Profitant d’un ras-le-bol généralisé de la population vis-à-vis des élites corrompues, celui qu’on présentait tantôt comme un libertarien ou un anarcho-capitaliste, tantôt comme un néo-libéral de la vieille école, Javier Milei a nourri l’espoir de millions d’Argentins qui y voyaient une sorte de messie, pour le coup politique et non footballistique. Car contrairement à Javier, Lionel ne se contente pas de dribbler, il marque aussi des buts.
Élu au second tour des présidentielles de 2023 sur un score serré de 55,65% mais avec une participation record de 76,32%, celui qu’on surnomme désormais «la motosierra» (la tronçonneuse en espagnol), en raison de ses nombreuses apparitions assez loufoques, tronçonneuse à la main, Milei a eu au moins le mérite de tenir sa parole, pour le meilleur et surtout pour le pire selon certains analystes, en appliquant implacablement son programme, quasiment à la lettre. Une denrée rare en ces temps où les classes politiques s’évertuent à systématiquement trahir leurs promesses électorales.
Mais ce surnom, «la motosierra», il le doit surtout à ses politiques drastiques d’austérité qui, d’après un récent article du célèbre quotidien britannique The Telegraph, ont permis de rééquilibrer miraculeusement tous les comptes nationaux.
L’article ne tarit pas d’éloges: «Avec une inflation en baisse, des taux d’intérêt en baisse et le peso en feu sur un marché, Milei prouve déjà que l’establishment économique mondial de gauche -accro aux gouvernements plus importants et aux déficits sans fin- a tort.
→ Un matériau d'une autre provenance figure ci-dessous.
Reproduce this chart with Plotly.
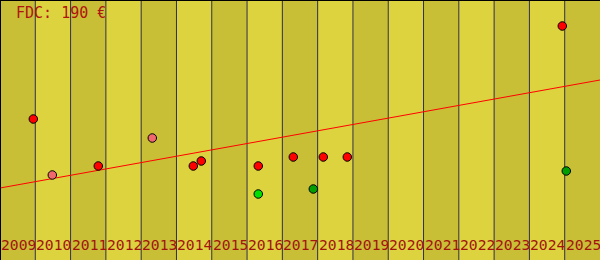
import plotly.graph_objects as go

years = list(range(2009, 2026))
title_text = "FDC: 190 €"

# observations (x = fractional year, y = value)
red_x = [2009.944, 2011.785, 2014.477, 2014.703, 2016.318, 2017.310, 2018.160, 2018.840, 2024.932]
red_y = [141, 94, 94, 99, 94, 103, 103, 103, 234]
pink_x = [2010.482, 2013.315]
pink_y = [85, 122]
green_x = [2016.318]
green_y = [66]
dkgreen_x = [2017.877, 2025.045]
dkgreen_y = [71, 89]

trend_x = [2009, 2026]
trend_y = [72, 180]

Y_MAX = 260

fig = go.Figure()

# background columns
fig.add_trace(go.Bar(
    x=years, y=[Y_MAX] * len(years), base=0, width=1, offset=0,
    marker=dict(color=["#C9BF36" if i % 2 == 0 else "#DDD33E" for i in range(len(years))],
                line=dict(width=0)),
    hoverinfo="skip", showlegend=False,
))

# vertical separators
vx, vy = [], []
for yr in years[1:]:
    vx += [yr, yr, None]
    vy += [0, Y_MAX, None]
fig.add_trace(go.Scatter(x=vx, y=vy, mode="lines",
                         line=dict(color="#30304A", width=1),
                         hoverinfo="skip", showlegend=False))

# trend line
fig.add_trace(go.Scatter(x=trend_x, y=trend_y, mode="lines",
                         line=dict(color="#FF0000", width=1), showlegend=False))

def pts(x, y, c):
    fig.add_trace(go.Scatter(x=x, y=y, mode="markers",
                             marker=dict(color=c, size=8.5, line=dict(color="#000000", width=1)),
                             showlegend=False))

pts(red_x, red_y, "#FF0000")
pts(pink_x, pink_y, "#F0686E")
pts(green_x, green_y, "#00E000")
pts(dkgreen_x, dkgreen_y, "#009E00")

font = dict(family="DejaVu Sans Mono", size=14.7, color="#A31410")
tfont = dict(family="DejaVu Sans Mono", size=15, color="#B01410")

for yr in years:
    fig.add_annotation(x=yr, y=15.5, xref="x", yref="y", text=str(yr),
                       showarrow=False, xanchor="left", yanchor="middle",
                       borderpad=0, font=font)

fig.add_annotation(x=0, y=1, xref="paper", yref="paper", text=title_text,
                   showarrow=False, xanchor="left", yanchor="top",
                   xshift=15, yshift=-3, borderpad=0, font=tfont)

fig.add_shape(type="line", xref="paper", yref="paper", x0=0, x1=1, y0=1, y1=1,
              line=dict(color="#000000", width=2))
fig.add_shape(type="line", xref="paper", yref="paper", x0=0, x1=0, y0=0, y1=1,
              line=dict(color="#000000", width=2))

fig.update_layout(
    width=600, height=260, margin=dict(l=0, r=0, t=0, b=0),
    paper_bgcolor="#DDD33E", plot_bgcolor="#DDD33E",
    bargap=0, showlegend=False,
    xaxis=dict(range=[2009, 2026], visible=False, fixedrange=True),
    yaxis=dict(range=[0, Y_MAX], visible=False, fixedrange=True),
)

fig.write_html("out.html")
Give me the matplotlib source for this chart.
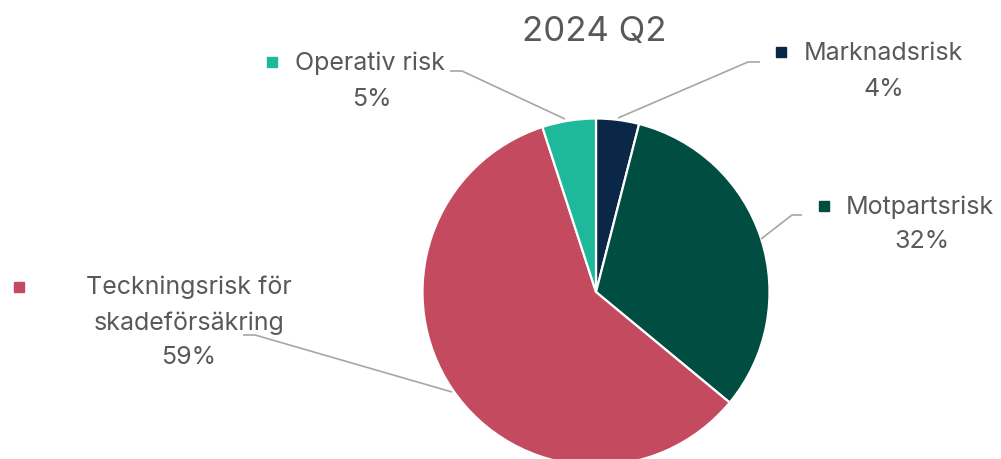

En effet, cela pourrait fournir un modèle pour d’autres pays afin de sortir de la croissance zéro».
Tout est pour le mieux dans le meilleur des mondes possibles, aurait dit Pangloss.
Or, n’étant pas par nature optimiste, contrairement au personnage archétypique de Pangloss dans «Candide», le conte philosophique de Voltaire, je décide de contacter un économiste et politologue argentin, Ariel Umpièrrez.
Après un long et intéressant échange, le constat semble être tout autre sur le terrain.
Oui, les déficits ont été réduits, mais à quel prix?
Car après la chimiothérapie économique et sociale réalisée par Milei, il n’y a pas que la tumeur qui a rétréci, tout a rétréci, comme a dit un certain humoriste. À savoir, le pouvoir d’achat, la demande, l’emploi…
Le mécontentement et les manifestations deviennent de plus en plus nombreux dans les rues argentines, et l’euphorie des premiers mois de son élection cède petit à petit le pas à une gueule de bois dont il sera très dur de sortir.
Suppression de bon nombre de subventions (transport, énergie…), projet de privatisation de l’éducation, libéralisation des prix, dévaluation brutale du Peso argentin avec un renchérissement des biens importés… ces mesures laissent comme un arrière-goût, un sentiment de déjà-vu, nous dit Ariel Umpièrrez, pour qui ce programme présenté comme radical et révolutionnaire durant les élections n’est au final qu’une pâle copie de la thérapie de choc mise en place par la dictature de Pinochet au Chili, avec l’aide des «Chicago boys», mais aussi en Argentine sous la dictature militaire entre 1976 et 1983.
Le portail d’information argentin El Destape s’est même amusé à faire un parallèle entre le programme économique de Milei et celui de l’ancien ministre des Finances sous la dictature argentine, Martinez De Hoz. La similarité est troublante.
Le risque étant que la similarité des programmes économiques se traduise aussi par une similarité des conséquences socio-économiques. Car au fond, les mêmes causes produisent les mêmes effets.
L’une des conséquences à terme de cette politique, selon Ariel Umpièrrez, serait une plus grande concentration capitalistique au profit des grands groupes tenus par les magnats de la finance et du commerce qui, contrairement aux TPE et aux PME, ont les moyens non seulement de survivre à ces politiques d’austérité, mais surtout d’en profiter grandement en raison des avantages fiscaux qui leur seront offerts sur un plateau d’argent, au sens propre comme au figuré, par le programme de Milei. Les conséquences socio-économiques suivront irrémédiablement: accroissement des inégalités et de la pauvreté, effritement de la classe moyenne et, à terme, un retour en force de la gauche, là encore pour le meilleur… et surtout pour le pire.
Porté principalement par la jeunesse argentine lors des présidentielles de 2023, Milei risque très fortement de définitivement dégoûter les Argentins de la politique, les livrant par conséquent soit à une gauche incompétente économiquement, soit à une droite corrompue. Un classique, me direz-vous, de la politique en Amérique latine… Pour ma part, je me contenterai des Clásicos que nous offre la Liga espagnole, car là, pour le coup, le suspense est entier et on ne risque pas d’être déçus par le spectacle.